DO THIS
Without the pictures, can you quote each line below exactly?

----

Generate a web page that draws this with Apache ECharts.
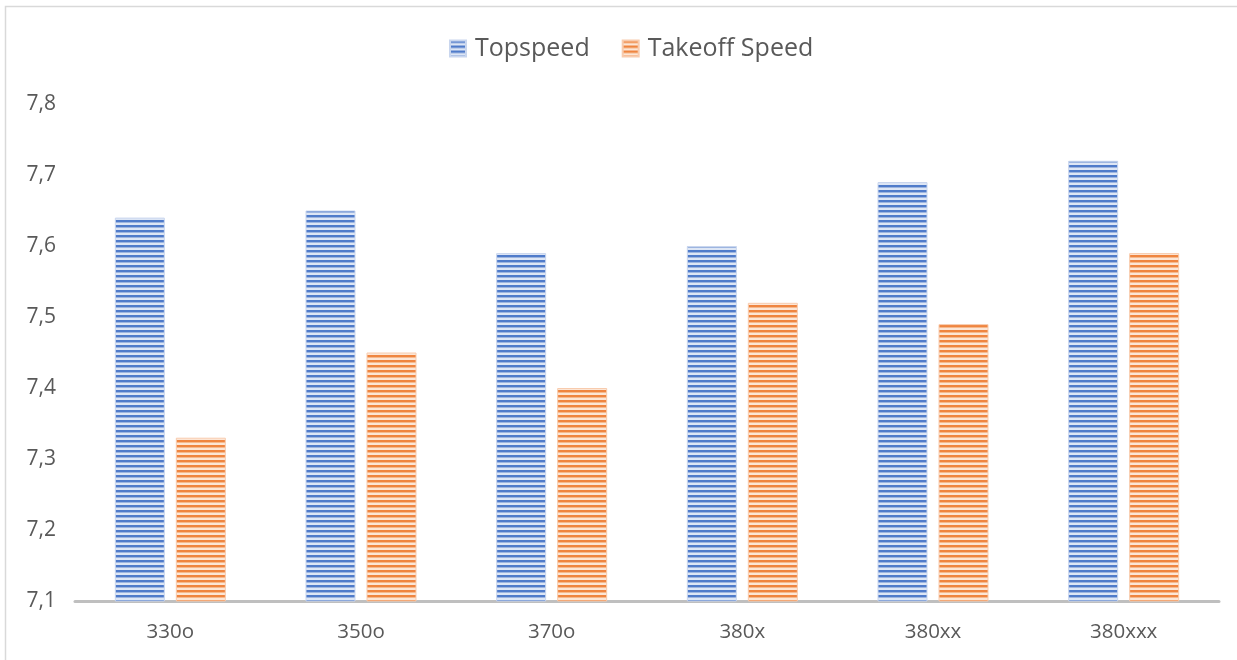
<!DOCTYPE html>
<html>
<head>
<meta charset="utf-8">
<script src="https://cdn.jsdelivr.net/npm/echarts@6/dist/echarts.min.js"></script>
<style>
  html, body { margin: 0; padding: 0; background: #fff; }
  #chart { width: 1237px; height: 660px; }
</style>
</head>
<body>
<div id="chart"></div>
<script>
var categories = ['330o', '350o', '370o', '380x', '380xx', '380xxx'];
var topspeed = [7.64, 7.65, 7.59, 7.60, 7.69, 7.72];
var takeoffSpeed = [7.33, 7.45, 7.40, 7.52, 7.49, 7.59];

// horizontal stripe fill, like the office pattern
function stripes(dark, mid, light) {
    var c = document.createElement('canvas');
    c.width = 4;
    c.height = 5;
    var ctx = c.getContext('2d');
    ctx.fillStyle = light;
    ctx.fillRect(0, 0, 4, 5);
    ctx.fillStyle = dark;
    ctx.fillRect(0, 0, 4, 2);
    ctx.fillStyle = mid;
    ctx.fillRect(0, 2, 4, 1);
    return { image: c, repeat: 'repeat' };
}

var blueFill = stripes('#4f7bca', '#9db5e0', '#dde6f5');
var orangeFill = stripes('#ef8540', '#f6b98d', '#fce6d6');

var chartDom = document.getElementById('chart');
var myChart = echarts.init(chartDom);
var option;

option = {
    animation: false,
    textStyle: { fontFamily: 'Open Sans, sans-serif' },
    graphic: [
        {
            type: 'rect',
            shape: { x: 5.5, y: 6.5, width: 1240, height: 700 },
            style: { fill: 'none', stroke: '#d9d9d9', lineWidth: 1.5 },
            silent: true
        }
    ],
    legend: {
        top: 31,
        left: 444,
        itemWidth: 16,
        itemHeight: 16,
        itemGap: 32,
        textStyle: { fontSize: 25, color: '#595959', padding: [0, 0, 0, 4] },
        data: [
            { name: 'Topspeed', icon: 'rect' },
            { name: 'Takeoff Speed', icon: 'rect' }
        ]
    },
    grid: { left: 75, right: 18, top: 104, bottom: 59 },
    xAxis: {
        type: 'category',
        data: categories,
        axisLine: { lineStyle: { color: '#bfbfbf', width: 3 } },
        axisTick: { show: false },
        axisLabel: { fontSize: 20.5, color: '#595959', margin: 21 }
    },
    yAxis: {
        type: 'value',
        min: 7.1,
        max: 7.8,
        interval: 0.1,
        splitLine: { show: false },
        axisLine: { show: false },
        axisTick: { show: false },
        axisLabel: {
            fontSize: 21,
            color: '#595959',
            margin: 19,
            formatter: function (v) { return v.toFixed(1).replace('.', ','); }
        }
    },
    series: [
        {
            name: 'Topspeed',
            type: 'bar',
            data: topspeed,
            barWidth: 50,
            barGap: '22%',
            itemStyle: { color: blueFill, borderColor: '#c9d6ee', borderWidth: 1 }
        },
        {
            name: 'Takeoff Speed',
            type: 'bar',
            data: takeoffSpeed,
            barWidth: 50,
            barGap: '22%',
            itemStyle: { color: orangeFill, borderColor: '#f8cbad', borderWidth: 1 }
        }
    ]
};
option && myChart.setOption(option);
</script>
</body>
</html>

----

EXERCISE OUTPUT
Generate a web page that draws this with Apache ECharts.
<!DOCTYPE html>
<html>
<head>
<meta charset="utf-8">
<script src="https://cdn.jsdelivr.net/npm/echarts@6/dist/echarts.min.js"></script>
<style>
  html, body { margin: 0; padding: 0; background: #fff; }
  #chart { width: 1237px; height: 660px; }
</style>
</head>
<body>
<div id="chart"></div>
<script>
var categories = ['330o', '350o', '370o', '380x', '380xx', '380xxx'];
var topspeed = [7.64, 7.65, 7.59, 7.60, 7.69, 7.72];
var takeoffSpeed = [7.33, 7.45, 7.40, 7.52, 7.49, 7.59];

// horizontal stripe fill, like the office pattern
function stripes(dark, mid, light) {
    var c = document.createElement('canvas');
    c.width = 4;
    c.height = 5;
    var ctx = c.getContext('2d');
    ctx.fillStyle = light;
    ctx.fillRect(0, 0, 4, 5);
    ctx.fillStyle = dark;
    ctx.fillRect(0, 0, 4, 2);
    ctx.fillStyle = mid;
    ctx.fillRect(0, 2, 4, 1);
    return { image: c, repeat: 'repeat' };
}

var blueFill = stripes('#4f7bca', '#9db5e0', '#dde6f5');
var orangeFill = stripes('#ef8540', '#f6b98d', '#fce6d6');

var chartDom = document.getElementById('chart');
var myChart = echarts.init(chartDom);
var option;

option = {
    animation: false,
    textStyle: { fontFamily: 'Open Sans, sans-serif' },
    graphic: [
        {
            type: 'rect',
            shape: { x: 5.5, y: 6.5, width: 1240, height: 700 },
            style: { fill: 'none', stroke: '#d9d9d9', lineWidth: 1.5 },
            silent: true
        }
    ],
    legend: {
        top: 31,
        left: 444,
        itemWidth: 16,
        itemHeight: 16,
        itemGap: 32,
        textStyle: { fontSize: 25, color: '#595959', padding: [0, 0, 0, 4] },
        data: [
            { name: 'Topspeed', icon: 'rect' },
            { name: 'Takeoff Speed', icon: 'rect' }
        ]
    },
    grid: { left: 75, right: 18, top: 104, bottom: 59 },
    xAxis: {
        type: 'category',
        data: categories,
        axisLine: { lineStyle: { color: '#bfbfbf', width: 3 } },
        axisTick: { show: false },
        axisLabel: { fontSize: 20.5, color: '#595959', margin: 21 }
    },
    yAxis: {
        type: 'value',
        min: 7.1,
        max: 7.8,
        interval: 0.1,
        splitLine: { show: false },
        axisLine: { show: false },
        axisTick: { show: false },
        axisLabel: {
            fontSize: 21,
            color: '#595959',
            margin: 19,
            formatter: function (v) { return v.toFixed(1).replace('.', ','); }
        }
    },
    series: [
        {
            name: 'Topspeed',
            type: 'bar',
            data: topspeed,
            barWidth: 50,
            barGap: '22%',
            itemStyle: { color: blueFill, borderColor: '#c9d6ee', borderWidth: 1 }
        },
        {
            name: 'Takeoff Speed',
            type: 'bar',
            data: takeoffSpeed,
            barWidth: 50,
            barGap: '22%',
            itemStyle: { color: orangeFill, borderColor: '#f8cbad', borderWidth: 1 }
        }
    ]
};
option && myChart.setOption(option);
</script>
</body>
</html>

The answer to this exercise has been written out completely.